What did you see in the logs?

# Databroker continously repeats this
3:06AM WRN failed to refresh directory users and groups error="unknown directory provider oidc" service=identity_manager
3:06AM INF put id=identity_manager_last_user_group_refresh_errors type=type.googleapis.com/pomerium.events.LastError

# Authorize has this
{"level":"warn","time":"2022-08-17T03:03:34Z","msg":"stapling OCSP","service":"autocert","error":"no OCSP stapling for [domain.com authorize.domain.com pomerium-authorize.auth.svc.cluster.local]: no OCSP server specified in certificate"}

# Authenticate has same to authorize
{"level":"warn","time":"2022-08-17T02:43:35Z","msg":"stapling OCSP","service":"autocert","error":"no OCSP stapling for [domain.com authenticate.domain.com pomerium-authenticate.auth.svc.cluster.local]: no OCSP server specified in certificate"}
# and also the 404 error on sign_in
2:21AM INF http-request authority=authenticate.domain.com duration=2.086012 forwarded-for=192.168.29.64,127.0.0.6 method=GET path=/.pomerium/sign_in referer= request-id=9ad1527b-7af6-4aed-a65d-1e3ab886be90 response-code=404 response-code-details=via_upstream service=envoy size=19 upstream-cluster=pomerium-control-plane-http user-agent="Mozilla/5.0 (X11; Linux x86_64) AppleWebKit/537.36 (KHTML, like Gecko) Chrome/102.0.0.0 Safari/537.36"

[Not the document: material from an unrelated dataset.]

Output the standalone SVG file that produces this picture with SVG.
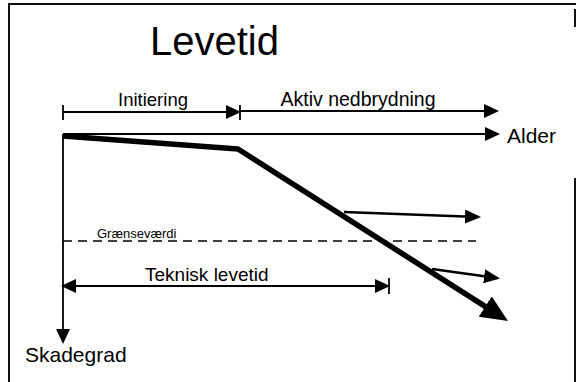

# Proxy shows this on request
3:13AM INF http-request authority=grafana.domain.com duration=49.552422 forwarded-for=192.168.29.23,127.0.0.6 method=GET path=/ referer= request-id=6d16b8bd-80ae-49f0-b2a3-b5d808cbfbf0 response-code=302 response-code-details=ext_authz_denied service=envoy size=1276 upstream-cluster= user-agent="Mozilla/5.0 (X11; Linux x86_64) AppleWebKit/537.36 (KHTML, like Gecko) Chrome/102.0.0.0 Safari/537.36"

I know the ‘no OCSP server’ errors were not in the logs in the previous working versions as I checked when I rolled back.

Additional context

We use istio in our k8s clusters which is why I set insecure to true but don’t see how that can be the issue as it works fine with earlier versions.

Update

Seems to be something to do with user authentication as when I remove the policy and add allow_public_unauthenticated_access: true to the routes it works fine.

Would anybody be able to help me figure out where the issue is?

I know the settings for GitLab must be correct as it works in a previous version of pomerium but maybe some other config has changed?